McCommons estimates that, even today, a freight train of 50 cars produces roughly $88,000 in revenue a trip between Chicago and New York, compared to the $2,000 that Amtrak’s Lake Shore Limited generates on the same route.
In addition to the private rail companies, the Federal Railroad Administration and the Department of Transportation also seem to have pushed passengers to the wayside, further contributing to nearly 40 years of neglect that McCommons believes has left the nation with a skeletal and outmoded rail system maintained largely through state money.
He notes that matching federal funds for passenger rail improvements didn’t exist until after the Bush Administration’s passage of the Amtrak Funding and Rail Safety Bill in 2008. Before then, a state could get an 80/20 match from the feds if it wanted to add a lane to a highway but nothing for laying another high-speed track.
Disconnected passenger rail system
“Because so much of the burden has fallen on the states, we have a passenger rail system that’s very disconnected,” says McCommons. “States like California, Illinois, Wisconsin, and North Carolina are pouring big bucks into their high-speed infrastructure to accommodate Amtrak, but what about the states in between?”
Indeed, McCommons, who lives in northern Michigan, says that the railhead nearest to his home is 300 miles south in Milwaukee, Wis., a far cry from the efficient, well-connected passenger system that Europeans have enjoyed for years.
“In Europe, they see trains as a public infrastructure or utility rather than a private enterprise,” he observes. “In the U.S., we’ve built every idea around cars. That’s where we’re reinforcing speed and convenience. In Europe, on the other hand, you have trains that pull right into airports, making vehicles a lot less necessary.”
As McCommons mentioned, there are a handful of states thinking along this wavelength, but he’s also quick to point out that a handful isn’t enough. California, for one, already has $1 billion worth of rail projects just waiting for federal dollars to get them started. Still, that won’t do much to establish the interstate connection that McCommons argues is crucial to building a passenger rail system on par with Europe’s.

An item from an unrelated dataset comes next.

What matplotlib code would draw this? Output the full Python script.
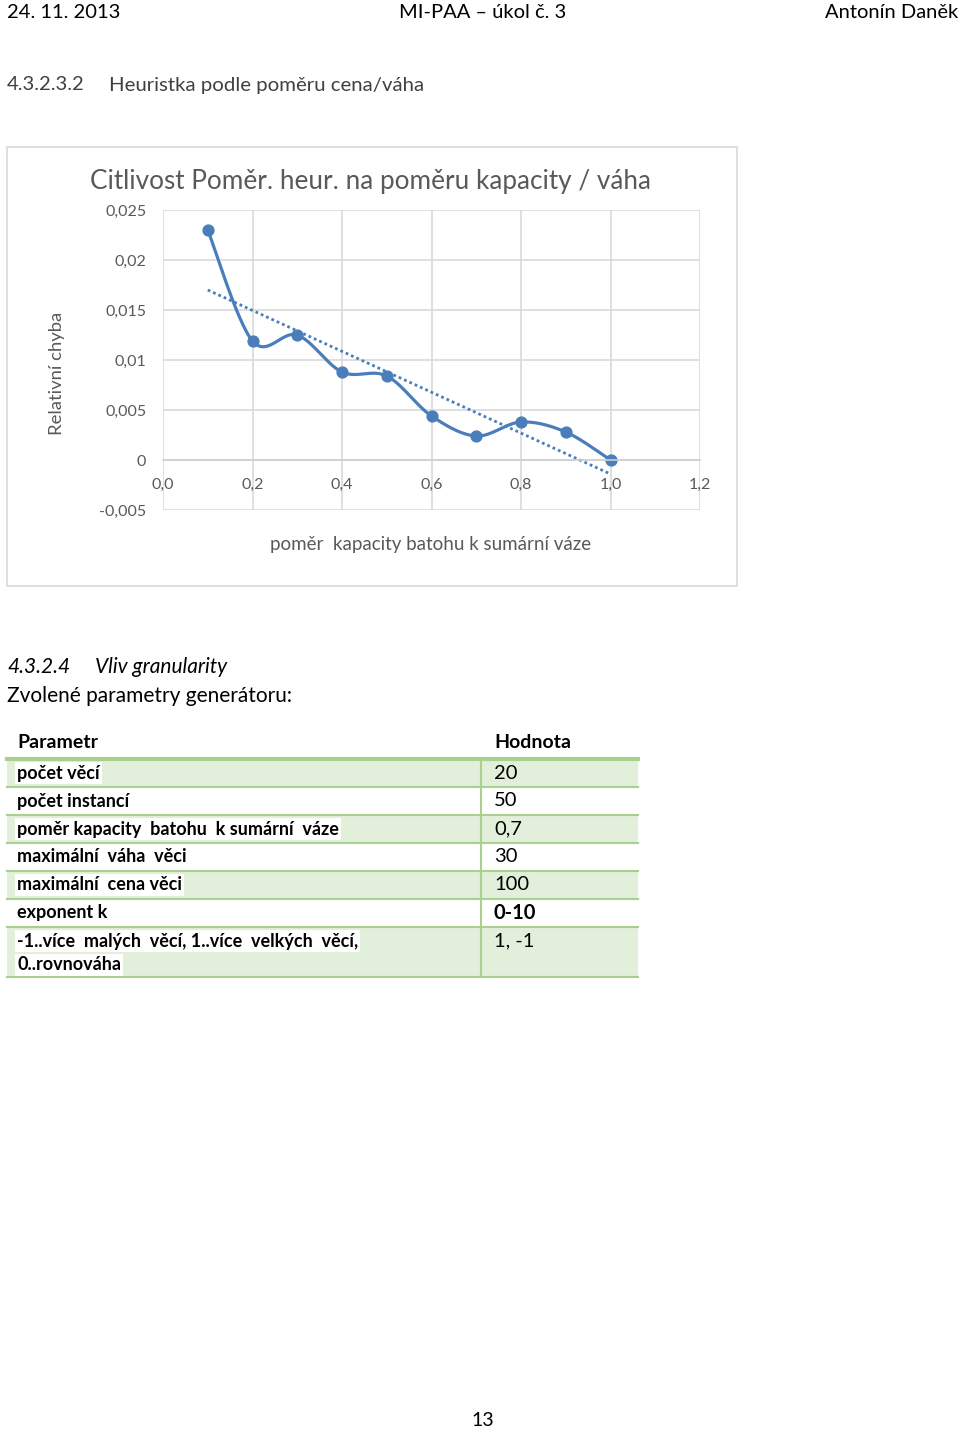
import numpy as np
import matplotlib
matplotlib.use('Agg')
import matplotlib.pyplot as plt
from matplotlib.patches import Rectangle

plt.rcParams['font.family'] = ['Lato', 'DejaVu Sans']

W, H = 960, 1431

# data
ratio = [0.1, 0.2, 0.3, 0.4, 0.5, 0.6, 0.7, 0.8, 0.9, 1.0]
rel_err = [0.0230, 0.0119, 0.0125, 0.0088, 0.0084, 0.0044, 0.0024, 0.0038, 0.0028, 0.0]

x_ticks = [0.0, 0.2, 0.4, 0.6, 0.8, 1.0, 1.2]
y_ticks = [-0.005, 0, 0.005, 0.01, 0.015, 0.02, 0.025]
y_tick_labels = ['-0,005', '0', '0,005', '0,01', '0,015', '0,02', '0,025']

params = ['počet věcí', 'počet instancí', 'poměr kapacity  batohu  k sumární  váze',
          'maximální  váha  věci', 'maximální  cena věci', 'exponent k',
          '-1..více  malých  věcí, 1..více  velkých  věcí,', '0..rovnováha']
values = ['20', '50', '0,7', '30', '100', '0-10', '1, -1']


def fx(x):
    return x / W


def fy(y):
    return 1 - y / H


def smooth(xs, ys, n=30):
    # bezier smoothing like excel (catmull-rom control points)
    p = np.column_stack([xs, ys])
    p = np.vstack([p[0], p, p[-1]])
    out = []
    for i in range(1, len(p) - 2):
        p0, p1, p2, p3 = p[i - 1], p[i], p[i + 1], p[i + 2]
        c1 = p1 + (p2 - p0) / 6
        c2 = p2 - (p3 - p1) / 6
        t = np.linspace(0, 1, n)[:, None]
        seg = (1 - t) ** 3 * p1 + 3 * (1 - t) ** 2 * t * c1 + 3 * (1 - t) * t ** 2 * c2 + t ** 3 * p2
        out.append(seg)
    out = np.vstack(out)
    return out[:, 0], out[:, 1]


fig = plt.figure(figsize=(W / 100, H / 100), dpi=100)
fig.patch.set_facecolor('white')

# page header
fig.text(fx(7), fy(12), '24. 11. 2013', fontsize=14.5, va='center', ha='left')
fig.text(fx(483), fy(12), 'MI-PAA – úkol č. 3', fontsize=14.5, va='center', ha='center')
fig.text(fx(958), fy(12), 'Antonín Daněk', fontsize=14.5, va='center', ha='right')

fig.text(fx(7), fy(85), '4.3.2.3.2', fontsize=14.5, va='center', ha='left', color='#404040')
fig.text(fx(109), fy(85), 'Heuristka podle poměru cena/váha', fontsize=14.7, va='center', ha='left', color='#404040')

# chart frame
fig.patches.append(Rectangle((fx(7), fy(586)), fx(730), 439 / H, transform=fig.transFigure,
                             facecolor='white', edgecolor='#d9d9d9', lw=1.2, zorder=-5))
fig.text(fx(371), fy(181), 'Citlivost Poměr. heur. na poměru kapacity / váha', fontsize=18.8,
         va='center', ha='center', color='#595959')

ax = fig.add_axes([fx(163), fy(510), 537 / W, 300 / H])
ax.set_zorder(2)
ax.patch.set_alpha(0)
ax.set_xlim(0, 1.2)
ax.set_ylim(-0.005, 0.025)
ax.set_xticks(x_ticks)
ax.set_xticklabels([('%.1f' % v).replace('.', ',') for v in x_ticks])
ax.set_yticks(y_ticks)
ax.set_yticklabels(y_tick_labels)
ax.grid(True, color='#d9d9d9', lw=1.2)
ax.set_axisbelow(True)
for s in ['top', 'right', 'left']:
    ax.spines[s].set_visible(False)
ax.spines['bottom'].set_position(('data', 0))
ax.spines['bottom'].set_color('#d0d0d0')
ax.spines['bottom'].set_linewidth(1.2)
ax.tick_params(length=0, labelsize=11.5, labelcolor='#595959')
ax.tick_params(axis='x', pad=13)
ax.tick_params(axis='y', pad=12)

sx, sy = smooth(ratio, rel_err)
ax.plot(sx, sy, color='#4a7ebb', lw=2.3, solid_capstyle='round')
ax.plot(ratio, rel_err, 'o', color='#4a7ebb', ms=7.8)

k, q = np.polyfit(ratio, rel_err, 1)
tx = np.array([ratio[0], ratio[-1]])
ax.plot(tx, k * tx + q, color='#4a7ebb', lw=2, ls=(0, (1, 1.1)))

fig.text(fx(57), fy(373), 'Relativní chyba', rotation=90, fontsize=13.3, va='center', ha='center', color='#595959')
fig.text(fx(431), fy(545), 'poměr  kapacity batohu k sumární váze', fontsize=13.5, va='center', ha='center',
         color='#595959')

# section below
fig.text(fx(7), fy(667), '4.3.2.4', fontsize=15, style='italic', va='center', ha='left')
fig.text(fx(95), fy(667), 'Vliv granularity', fontsize=15, style='italic', va='center', ha='left')
fig.text(fx(7), fy(696), 'Zvolené parametry generátoru:', fontsize=15, va='center', ha='left')

# table
green_fill = '#e2efda'
green_line = '#a9d08e'
fig.text(fx(17), fy(742), 'Parametr', fontsize=14, weight='bold', va='center', ha='left')
fig.text(fx(494), fy(742), 'Hodnota', fontsize=14, weight='bold', va='center', ha='left')
row_y = [759, 787, 815, 843, 871, 899, 927, 977]
for i in range(len(values)):
    top, bot = row_y[i], row_y[i + 1]
    if i % 2 == 0:
        fig.patches.append(Rectangle((fx(7), fy(bot)), fx(631), (bot - top) / H, transform=fig.transFigure,
                                     facecolor=green_fill, edgecolor='none'))
    fig.add_artist(plt.Line2D([fx(7), fx(638)], [fy(bot), fy(bot)], color=green_line, lw=1.5))
    bb = dict(facecolor='white', edgecolor='none', pad=1.5) if i % 2 == 0 else None
    fig.text(fx(17), fy(top + 14), params[i], fontsize=13, weight='bold', va='center', ha='left', bbox=bb)
    fig.text(fx(494), fy(top + 14), values[i], fontsize=14.5, va='center', ha='left',
             weight='bold' if values[i] == '0-10' else 'normal')
fig.text(fx(17), fy(965), params[7], fontsize=13, weight='bold', va='center', ha='left',
         bbox=dict(facecolor='white', edgecolor='none', pad=1.5))
fig.add_artist(plt.Line2D([fx(7), fx(638)], [fy(759), fy(759)], color=green_line, lw=3))
fig.add_artist(plt.Line2D([fx(481), fx(481)], [fy(759), fy(977)], color=green_line, lw=1.5))

fig.text(fx(483), fy(1420), '13', fontsize=14, va='center', ha='center')

fig.savefig('out.png', dpi=100)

One historian that McCommons interviewed for the book was of the opinion that the U.S. is a nation “that just hasn’t figured out rail,” something that could improve with the right government intervention.
“The idea that Americans are just a bunch of drivers who won’t get on a train really isn’t true,” says McCommons. “Of course, the only way to prove it is to put passenger rail back into the mainstream of transportation.”